* WHAT THE TASK REQUIRES *
Nothing in the data should change when you return it, but leave the pictures out.

* DATA LINES *
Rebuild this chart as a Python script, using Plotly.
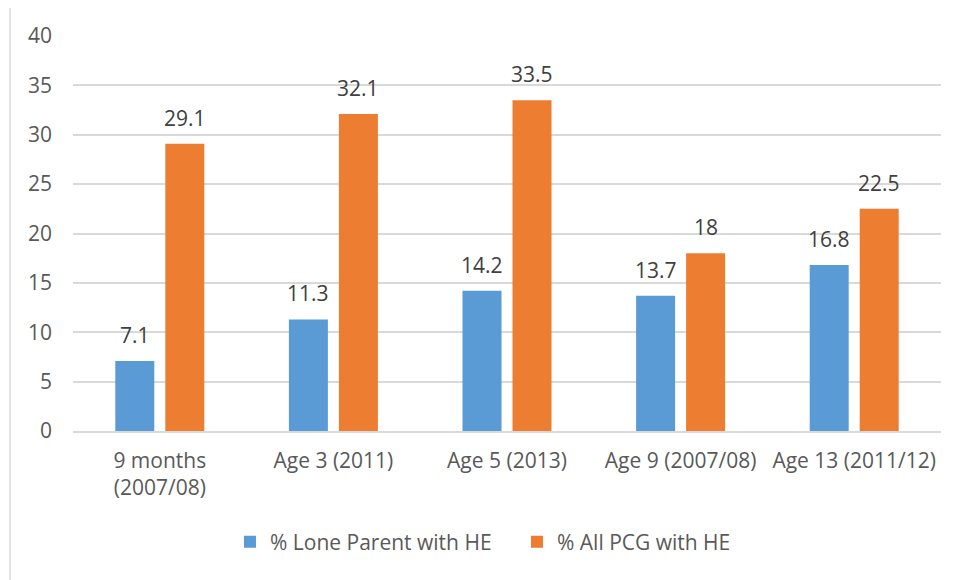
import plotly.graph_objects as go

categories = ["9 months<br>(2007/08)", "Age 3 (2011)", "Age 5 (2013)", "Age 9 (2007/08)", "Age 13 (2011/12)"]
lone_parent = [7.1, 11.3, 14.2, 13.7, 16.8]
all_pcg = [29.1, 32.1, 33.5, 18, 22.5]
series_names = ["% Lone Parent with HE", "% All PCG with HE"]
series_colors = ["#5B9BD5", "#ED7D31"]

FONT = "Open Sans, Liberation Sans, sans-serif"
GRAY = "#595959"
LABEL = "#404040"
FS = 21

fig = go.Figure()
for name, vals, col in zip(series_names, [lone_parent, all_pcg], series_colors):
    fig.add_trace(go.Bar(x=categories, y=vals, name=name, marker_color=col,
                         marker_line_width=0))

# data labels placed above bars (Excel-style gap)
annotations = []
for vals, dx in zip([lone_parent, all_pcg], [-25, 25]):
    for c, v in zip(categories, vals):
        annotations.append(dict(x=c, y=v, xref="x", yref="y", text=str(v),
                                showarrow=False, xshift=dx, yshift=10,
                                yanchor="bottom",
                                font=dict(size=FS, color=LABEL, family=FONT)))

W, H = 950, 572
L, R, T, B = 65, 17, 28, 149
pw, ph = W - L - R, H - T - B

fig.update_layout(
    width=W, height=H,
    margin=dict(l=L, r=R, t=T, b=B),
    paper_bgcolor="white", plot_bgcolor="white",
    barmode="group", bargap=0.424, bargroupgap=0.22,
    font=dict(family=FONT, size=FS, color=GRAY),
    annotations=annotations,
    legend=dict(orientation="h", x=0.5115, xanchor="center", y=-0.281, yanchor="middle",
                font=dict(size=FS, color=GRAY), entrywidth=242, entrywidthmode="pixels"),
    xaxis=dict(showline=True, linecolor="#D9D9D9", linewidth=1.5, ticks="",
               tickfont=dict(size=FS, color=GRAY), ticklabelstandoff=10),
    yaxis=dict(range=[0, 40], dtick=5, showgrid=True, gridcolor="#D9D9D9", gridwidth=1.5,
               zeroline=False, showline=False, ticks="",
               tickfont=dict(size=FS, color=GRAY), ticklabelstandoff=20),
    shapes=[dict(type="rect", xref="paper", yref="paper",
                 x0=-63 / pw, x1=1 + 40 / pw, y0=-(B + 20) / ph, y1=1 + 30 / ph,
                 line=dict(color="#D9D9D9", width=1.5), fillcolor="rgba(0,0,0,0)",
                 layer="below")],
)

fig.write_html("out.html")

* EXPECTED ANSWER *
Rebuild this chart as a Python script, using Plotly.
import plotly.graph_objects as go

categories = ["9 months<br>(2007/08)", "Age 3 (2011)", "Age 5 (2013)", "Age 9 (2007/08)", "Age 13 (2011/12)"]
lone_parent = [7.1, 11.3, 14.2, 13.7, 16.8]
all_pcg = [29.1, 32.1, 33.5, 18, 22.5]
series_names = ["% Lone Parent with HE", "% All PCG with HE"]
series_colors = ["#5B9BD5", "#ED7D31"]

FONT = "Open Sans, Liberation Sans, sans-serif"
GRAY = "#595959"
LABEL = "#404040"
FS = 21

fig = go.Figure()
for name, vals, col in zip(series_names, [lone_parent, all_pcg], series_colors):
    fig.add_trace(go.Bar(x=categories, y=vals, name=name, marker_color=col,
                         marker_line_width=0))

# data labels placed above bars (Excel-style gap)
annotations = []
for vals, dx in zip([lone_parent, all_pcg], [-25, 25]):
    for c, v in zip(categories, vals):
        annotations.append(dict(x=c, y=v, xref="x", yref="y", text=str(v),
                                showarrow=False, xshift=dx, yshift=10,
                                yanchor="bottom",
                                font=dict(size=FS, color=LABEL, family=FONT)))

W, H = 950, 572
L, R, T, B = 65, 17, 28, 149
pw, ph = W - L - R, H - T - B

fig.update_layout(
    width=W, height=H,
    margin=dict(l=L, r=R, t=T, b=B),
    paper_bgcolor="white", plot_bgcolor="white",
    barmode="group", bargap=0.424, bargroupgap=0.22,
    font=dict(family=FONT, size=FS, color=GRAY),
    annotations=annotations,
    legend=dict(orientation="h", x=0.5115, xanchor="center", y=-0.281, yanchor="middle",
                font=dict(size=FS, color=GRAY), entrywidth=242, entrywidthmode="pixels"),
    xaxis=dict(showline=True, linecolor="#D9D9D9", linewidth=1.5, ticks="",
               tickfont=dict(size=FS, color=GRAY), ticklabelstandoff=10),
    yaxis=dict(range=[0, 40], dtick=5, showgrid=True, gridcolor="#D9D9D9", gridwidth=1.5,
               zeroline=False, showline=False, ticks="",
               tickfont=dict(size=FS, color=GRAY), ticklabelstandoff=20),
    shapes=[dict(type="rect", xref="paper", yref="paper",
                 x0=-63 / pw, x1=1 + 40 / pw, y0=-(B + 20) / ph, y1=1 + 30 / ph,
                 line=dict(color="#D9D9D9", width=1.5), fillcolor="rgba(0,0,0,0)",
                 layer="below")],
)

fig.write_html("out.html")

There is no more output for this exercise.